Apostando con ello a la normalización, legalización, institucionalización y legitimación del uso de las fuerzas armadas permanentes en labores de seguridad pública. En suma, representa la capitulación del proyecto de López Obrador ante los intereses creados del Estado profundo y clandestino, que desde las agencias de inteligencia estadounidenses se vertebra y adquiere forma con sus pares mexicanos desde finales de la década de los noventa.

Lo anterior no solo termina por evadir la violencia y el terrorismo de Estado que supone la militarización, sino que se pierde de vista que el coste de las violencias representó para México durante el año 2019,  alrededor de 4,57 billones de pesos mexicanos, equivalentes al 23% del PIB nacional. O lo que es lo mismo, ocho veces el presupuesto del sistema de salud, o seis veces el gasto público destinado a la educación.
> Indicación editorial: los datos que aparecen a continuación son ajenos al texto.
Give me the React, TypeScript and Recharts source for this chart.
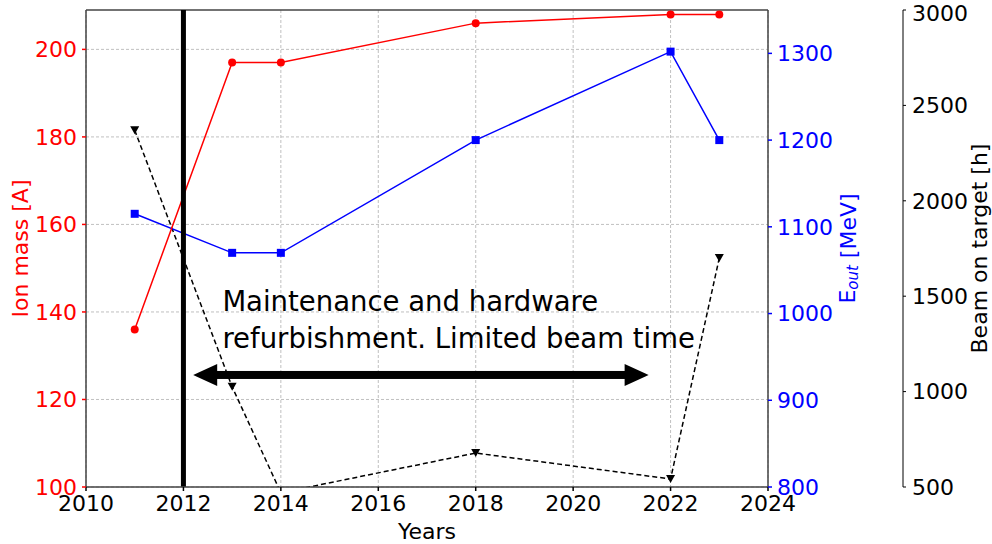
import React from 'react';
import {
  LineChart,
  Line,
  XAxis,
  YAxis,
  CartesianGrid,
  ReferenceLine,
  ReferenceDot,
} from 'recharts';

const years = [2011, 2013, 2014, 2018, 2022, 2023];
const ionMass = [136, 197, 197, 206, 208, 208];
const energyOut = [1115, 1070, 1070, 1200, 1302, 1200];
const beamHours = [2370, 1025, 470, 678, 542, 1700];

const yearTicks = [2010, 2012, 2014, 2016, 2018, 2020, 2022, 2024];
const massTicks = [100, 120, 140, 160, 180, 200];
const energyTicks = [800, 900, 1000, 1100, 1200, 1300];
const beamTicks = [500, 1000, 1500, 2000, 2500, 3000];

const noteLines = ['Maintenance and hardware', 'refurbishment. Limited beam time'];

const data = years.map((year, i) => ({
  year,
  mass: ionMass[i],
  energy: energyOut[i],
  beam: beamHours[i],
}));

const FONT = 'DejaVu Sans';
const SPINE = '#444';

// vertical axis title, centred on the axis box and nudged by dx
const axisTitle = (text: React.ReactNode, color: string, dx: number) => (props: any) => {
  const { x, y, width, height } = props.viewBox;
  const cx = x + width / 2 + dx;
  const cy = y + height / 2;
  return (
    <text
      x={cx}
      y={cy}
      transform={`rotate(-90 ${cx} ${cy})`}
      textAnchor="middle"
      dominantBaseline="central"
      fill={color}
      fontSize={22}
      fontFamily={FONT}
    >
      {text}
    </text>
  );
};

const squareDot = (props: any) => {
  const { cx, cy, key } = props;
  return <rect key={key} x={cx - 4} y={cy - 4} width={8} height={8} fill="blue" />;
};

const triangleDot = (props: any) => {
  const { cx, cy, key } = props;
  return (
    <path key={key} d={`M${cx - 4.5},${cy - 4} L${cx + 4.5},${cy - 4} L${cx},${cy + 4} Z`} fill="black" />
  );
};

const doubleArrow = (props: any) => {
  const { x1, y1, x2 } = props;
  const head = 24;
  const half = 11;
  const shaft = 4;
  return (
    <g>
      <rect x={x1 + head - 2} y={y1 - shaft} width={x2 - x1 - 2 * head + 4} height={shaft * 2} fill="black" />
      <path d={`M${x1},${y1} L${x1 + head},${y1 - half} L${x1 + head},${y1 + half} Z`} fill="black" />
      <path d={`M${x2},${y1} L${x2 - head},${y1 - half} L${x2 - head},${y1 + half} Z`} fill="black" />
    </g>
  );
};

const noteLabel = (props: any) => {
  const { x, y } = props.viewBox;
  return (
    <text x={x} y={y} fontSize={27.5} fontFamily={FONT} fill="black">
      {noteLines.map((line, i) => (
        <tspan key={i} x={x} dy={i === 0 ? 0 : 37}>
          {line}
        </tspan>
      ))}
    </text>
  );
};

export default function App() {
  return (
    <div style={{ position: 'absolute', left: 0, top: 0 }}>
      <LineChart
        width={992}
        height={544}
        data={data}
        margin={{ top: 10, right: 0, bottom: 0, left: 0 }}
        style={{ fontFamily: FONT }}
      >
        <CartesianGrid
          yAxisId="a_mass"
          stroke="#b0b0b0"
          strokeDasharray="3 2"
          strokeWidth={0.8}
          horizontalValues={massTicks}
          verticalValues={yearTicks}
        />
        <XAxis
          dataKey="year"
          type="number"
          domain={[2010, 2024]}
          ticks={yearTicks}
          allowDataOverflow
          height={57}
          tickSize={4}
          tickMargin={4}
          stroke={SPINE}
          strokeWidth={1.5}
          tick={{ fill: 'black', fontSize: 22 }}
          tickLine={{ stroke: 'black' }}
          label={{ value: 'Years', position: 'insideBottom', offset: 5, fill: 'black', fontSize: 22 }}
        />
        <YAxis
          yAxisId="a_mass"
          domain={[100, 209]}
          ticks={massTicks}
          allowDataOverflow
          width={86}
          tickSize={4}
          tickMargin={5}
          stroke={SPINE}
          strokeWidth={1.5}
          tick={{ fill: 'red', fontSize: 22 }}
          tickLine={{ stroke: 'red' }}
          label={axisTitle('Ion mass [A]', 'red', -23)}
        />
        <YAxis
          yAxisId="b_energy"
          orientation="right"
          domain={[800, 1350]}
          ticks={energyTicks}
          allowDataOverflow
          width={135}
          tickSize={4}
          tickMargin={5}
          stroke={SPINE}
          strokeWidth={1.5}
          tick={{ fill: 'blue', fontSize: 22 }}
          tickLine={{ stroke: 'blue' }}
          label={axisTitle(
            <>
              E
              <tspan fontSize={15} fontStyle="italic" dy={5}>
                out
              </tspan>
              <tspan dy={-5}> [MeV]</tspan>
            </>,
            'blue',
            12
          )}
        />
        <YAxis
          yAxisId="c_beam"
          orientation="right"
          domain={[500, 3000]}
          ticks={beamTicks}
          allowDataOverflow
          width={89}
          tickSize={3}
          tickMargin={6}
          stroke="black"
          strokeWidth={1}
          tick={{ fill: 'black', fontSize: 22 }}
          tickLine={{ stroke: 'black' }}
          label={axisTitle('Beam on target [h]', 'black', 32)}
        />
        <ReferenceLine yAxisId="a_mass" y={209} stroke={SPINE} strokeWidth={1.5} />
        <Line
          yAxisId="c_beam"
          dataKey="beam"
          stroke="black"
          strokeWidth={1.5}
          strokeDasharray="5 3"
          dot={triangleDot}
          isAnimationActive={false}
        />
        <Line
          yAxisId="b_energy"
          dataKey="energy"
          stroke="blue"
          strokeWidth={1.5}
          dot={squareDot}
          isAnimationActive={false}
        />
        <Line
          yAxisId="a_mass"
          dataKey="mass"
          stroke="red"
          strokeWidth={1.5}
          dot={{ r: 4, fill: 'red', stroke: 'red', strokeWidth: 0 }}
          isAnimationActive={false}
        />
        <ReferenceLine yAxisId="a_mass" x={2012} stroke="black" strokeWidth={5} />
        <ReferenceLine
          yAxisId="a_mass"
          segment={[
            { x: 2012.2, y: 125.6 },
            { x: 2021.55, y: 125.6 },
          ]}
          shape={doubleArrow}
        />
        <ReferenceDot
          yAxisId="a_mass"
          x={2012.8}
          y={140.3}
          r={0}
          fill="none"
          stroke="none"
          label={noteLabel}
        />
      </LineChart>
    </div>
  );
}
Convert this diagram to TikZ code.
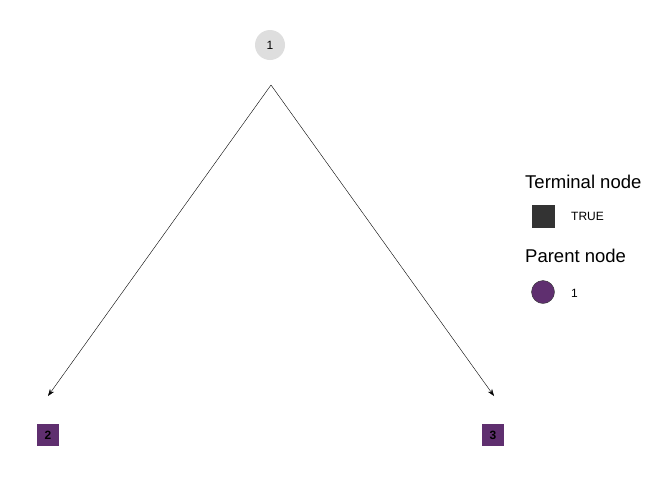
\documentclass[tikz,border=0pt]{standalone}
\usepackage{fontspec}
\setmainfont{Liberation Sans}
\usetikzlibrary{arrows.meta}
\definecolor{leafpurple}{HTML}{5F2F6F}
\definecolor{rootgray}{HTML}{DEDEDE}
\definecolor{legenddark}{HTML}{333333}

\begin{document}
\begin{tikzpicture}[x=1pt,y=-1pt,
  rootnode/.style={circle,fill=rootgray,minimum size=30pt,inner sep=0pt,font=\fontsize{12}{14}\selectfont},
  leafnode/.style={rectangle,fill=leafpurple,minimum size=22pt,inner sep=0pt,font=\fontsize{12}{14}\selectfont\bfseries},
  edge/.style={-{Stealth[length=7pt,width=5pt]},thin},
  legendtitle/.style={anchor=base west,inner sep=0pt,font=\fontsize{18.5}{21}\selectfont},
  legendtext/.style={anchor=west,inner sep=0pt,font=\fontsize{12}{14}\selectfont}]
  \useasboundingbox (0,0) rectangle (672,480);
  % tree
  \node[rootnode] (n1) at (270,45) {1};
  \node[leafnode] (n2) at (48,435) {2};
  \node[leafnode] (n3) at (493,435) {3};
  \coordinate (split) at (271,85);
  \coordinate (end2) at (48,396);
  \coordinate (end3) at (494,396);
  \draw[edge] (split) -- (end2);
  \draw[edge] (split) -- (end3);
  % legend
  \node[legendtitle] (termtitle) at (525,188) {Terminal node};
  \node[rectangle,fill=legenddark,minimum size=23pt,inner sep=0pt] (termkey) at (543,216) {};
  \node[legendtext] (termlabel) at (571,216) {TRUE};
  \node[legendtitle] (parenttitle) at (525,262) {Parent node};
  \node[circle,fill=leafpurple,draw=black!80,minimum size=23pt,inner sep=0pt] (parentkey) at (543,292) {};
  \node[legendtext] (parentlabel) at (571,293) {1};
\end{tikzpicture}
\end{document}
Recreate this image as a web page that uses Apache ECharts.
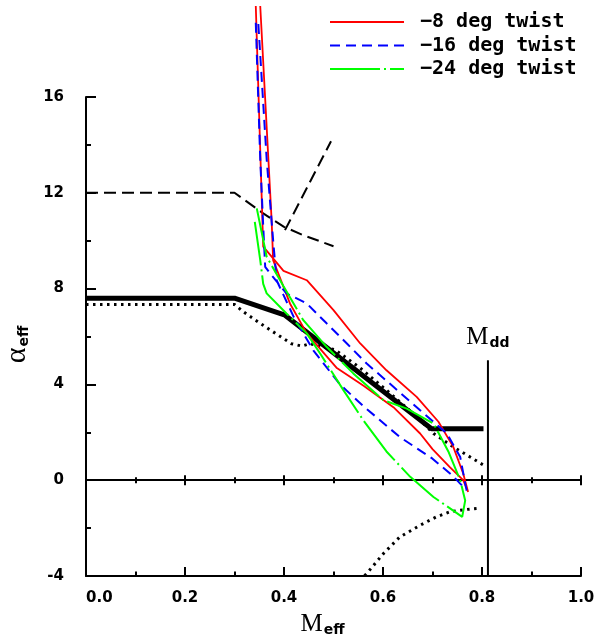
<!DOCTYPE html>
<html><head><meta charset="utf-8">
<script src="https://cdn.jsdelivr.net/npm/echarts@6/dist/echarts.min.js"></script>
<style>html,body{margin:0;padding:0;background:#fff}#c{width:606px;height:641px}</style>
</head><body><div id="c"></div>
<script>
// ---- data (x = M_eff, y = alpha_eff) ----
const seriesNames = ['\u22128 deg twist', '\u221216 deg twist', '\u221224 deg twist'];

const twist8 = [
  [0.343,19.8],[0.358,9.75],[0.378,9.26],[0.399,8.74],[0.446,8.35],[0.50,7.10],[0.554,5.71],
  [0.607,4.59],[0.668,3.48],[0.712,2.44],[0.742,1.39],[0.762,0.28],[0.772,-0.49],
  [0.762,0.0],[0.735,0.55],[0.70,1.3],[0.675,1.95],[0.621,3.05],[0.56,3.95],[0.506,4.7],
  [0.446,6.13],[0.412,7.38],[0.378,9.19],[0.375,10.86],[0.352,19.8]
];
const twist16 = [
  [0.343,19.1],[0.352,13.4],[0.358,10.6],[0.362,8.91],[0.372,8.63],[0.405,7.80],[0.446,7.38],
  [0.486,6.55],[0.527,5.71],[0.567,4.87],[0.621,3.90],[0.675,2.92],[0.729,1.95],[0.756,0.97],
  [0.766,-0.14],[0.769,-0.42],
  [0.74,0.2],[0.70,0.9],[0.634,1.8],[0.56,3.1],[0.513,4.0],[0.46,5.4],[0.42,6.8],[0.385,8.35],
  [0.378,10.03],[0.365,13.4],[0.348,19.1]
];
const twist24 = [
  [0.345,11.35],[0.365,9.33],[0.399,8.1],[0.439,6.68],[0.486,5.57],[0.54,4.46],[0.601,3.34],
  [0.648,2.99],[0.702,2.37],[0.732,1.2],[0.756,0.0],[0.766,-0.85],[0.760,-1.53],
  [0.702,-0.70],[0.655,0.14],[0.607,1.2],[0.56,2.51],[0.52,3.76],[0.473,5.29],[0.446,6.13],
  [0.405,6.96],[0.365,7.80],[0.358,8.2],[0.352,9.19],[0.341,10.79]
];
const thickSolid = [[0,7.6],[0.30,7.6],[0.402,6.89],[0.698,2.15],[0.803,2.15]];
const dottedUpper = [
  [0,7.34],[0.30,7.34],[0.318,7.03],[0.352,6.55],[0.385,6.10],[0.415,5.70],[0.436,5.60],
  [0.452,5.70],[0.503,5.45],[0.553,4.7],[0.607,3.76],[0.668,2.65],[0.702,1.95],[0.742,1.39],
  [0.776,0.97],[0.803,0.63]
];
const dottedLower = [
  [0.789,-1.18],[0.769,-1.22],[0.735,-1.32],[0.708,-1.53],[0.675,-1.88],[0.634,-2.37],
  [0.601,-3.06],[0.567,-3.9],[0.562,-4.0]
];
const dashedMain = [[0,12],[0.30,12],[0.325,11.63],[0.358,11.14],[0.40,10.58],[0.439,10.23],[0.50,9.77]];
const dashedBranch = [[0.402,10.44],[0.495,14.15]];
const mddX = 0.812;
const mddRange = [-4, 5];

const xMin = 0, xMax = 1, xStep = 0.2;
const yMin = -4, yMax = 16, yStep = 4;

// ---- chart ----
const chart = echarts.init(document.getElementById('c'), null, {renderer: 'canvas'});
const black = '#000';
const labelFont = {fontFamily: 'DejaVu Sans', fontWeight: 'bold', fontSize: 15, color: black};
const xBase = {type: 'value', min: xMin, max: xMax, interval: xStep, splitLine: {show: false}};

function ln(name, data, color, width, type, z) {
  return {type: 'line', name: name, data: data, symbol: 'none', clip: false, silent: true,
    itemStyle: {color: color, opacity: 0},
    lineStyle: {color: color, width: width, type: type}, z: z || 2, xAxisIndex: 0, yAxisIndex: 0};
}

const option = {
  animation: false,
  backgroundColor: '#fff',
  grid: {left: 86, right: 25, top: 97, bottom: 65, containLabel: false, outerBoundsMode: 'none'},
  legend: {
    data: seriesNames, orient: 'vertical', left: 329, top: 12, padding: 0,
    itemWidth: 74, itemHeight: 14, itemGap: 3.5,
    itemStyle: {opacity: 0},
    textStyle: {fontFamily: 'DejaVu Sans Mono', fontWeight: 'bold', fontSize: 20, color: black,
      lineHeight: 20, padding: [0, 0, 0, 11]},
    selectedMode: false
  },
  xAxis: [
    Object.assign({}, xBase, {
      position: 'bottom',
      axisLine: {onZero: false, lineStyle: {color: black, width: 2}},
      axisTick: {inside: true, length: 9, lineStyle: {color: black, width: 2}},
      minorTick: {show: true, splitNumber: 2, length: 4.5, lineStyle: {color: black, width: 2}},
      axisLabel: Object.assign({margin: 15, alignMinLabel: 'left', formatter: v => v.toFixed(1)}, labelFont),
      name: '{m|M}{s|eff}', nameLocation: 'middle', nameGap: 35,
      nameTextStyle: {rich: {
        m: {fontFamily: 'Liberation Serif', fontSize: 25, color: black},
        s: {fontFamily: 'DejaVu Sans', fontWeight: 'bold', fontSize: 14, color: black, padding: [12, 22, 0, 1]}
      }}
    }),
    Object.assign({}, xBase, {
      position: 'bottom',
      axisLine: {onZero: true, onZeroAxisIndex: 0, lineStyle: {color: black, width: 2}},
      axisTick: {inside: true, length: 5, lineStyle: {color: black, width: 2}},
      minorTick: {show: true, splitNumber: 2, length: 3, lineStyle: {color: black, width: 2}},
      axisLabel: {show: false}
    }),
    Object.assign({}, xBase, {
      position: 'bottom',
      axisLine: {onZero: true, onZeroAxisIndex: 0, lineStyle: {color: black, width: 2}},
      axisTick: {inside: false, length: 5, lineStyle: {color: black, width: 2}},
      minorTick: {show: true, splitNumber: 2, length: 3, lineStyle: {color: black, width: 2}},
      axisLabel: {show: false}
    })
  ],
  yAxis: [{
    type: 'value', min: yMin, max: yMax, interval: yStep, splitLine: {show: false},
    axisLine: {onZero: false, lineStyle: {color: black, width: 2}},
    axisTick: {inside: true, length: 10, lineStyle: {color: black, width: 2}},
    minorTick: {show: true, splitNumber: 2, length: 5, lineStyle: {color: black, width: 2}},
    axisLabel: Object.assign({margin: 22}, labelFont),
    name: '{a|\u03b1}{s|eff}', nameLocation: 'middle', nameGap: 42,
    nameTextStyle: {rich: {
      a: {fontFamily: 'Liberation Serif', fontSize: 30, color: black},
      s: {fontFamily: 'DejaVu Sans', fontWeight: 'bold', fontSize: 14, color: black, padding: [14, 16, 0, 1]}
    }}
  }],
  series: [
    ln('thick', thickSolid, black, 5, 'solid', 3),
    ln('dotU', dottedUpper, black, 3, [2.5, 4.5], 3),
    ln('dotL', dottedLower, black, 3, [2.5, 4.5], 3),
    ln('dashM', dashedMain, black, 2, [12, 6], 3),
    ln('dashB', dashedBranch, black, 2, [12, 6], 3),
    ln(seriesNames[0], twist8, '#ff0000', 1.8, 'solid', 4),
    ln(seriesNames[1], twist16, '#0000ff', 2, [10, 6], 4),
    ln(seriesNames[2], twist24, '#00ff00', 2, [50, 4, 2, 4], 4),
    {
      type: 'line', name: 'Mdd', silent: true, clip: false, symbol: 'none',
      lineStyle: {color: black, width: 2}, z: 3,
      data: [
        [mddX, mddRange[0]],
        {value: [mddX, mddRange[1]], symbol: 'circle', symbolSize: 1, itemStyle: {color: black},
          label: {show: true, position: 'top', distance: 10, formatter: '{m|M}{s|dd}',
            rich: {
              m: {fontFamily: 'Liberation Serif', fontSize: 25, color: black},
              s: {fontFamily: 'DejaVu Sans', fontWeight: 'bold', fontSize: 14, color: black, padding: [12, 0, 0, 1]}
            }}}
      ]
    }
  ]
};
chart.setOption(option);
</script>
</body></html>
Combatir la entronización de la narconarrativa que legitima las espirales de violencia en México, supone edificar una cultura ciudadana que revalore el respeto por lo público y el cumplimiento de la ley. Pero también implica revertir la correlación de fuerzas, el poder financiero y los intereses creados que se eslabonan en el seno de la economía clandestina de la muerte vertebrada entre las organizaciones criminales y las oligarquías empresariales. Implica no solo desmilitarizar la seguridad pública, sino cambiar el patrón de acumulación fundamentado en la desposesión y el despojo.

*Investigador, escritor y autor del libro La gran reclusión y los vericuetos sociohistóricos del coronavirus. Miedo, dispositivos de poder, tergiversación semántica y escenarios prospectivos.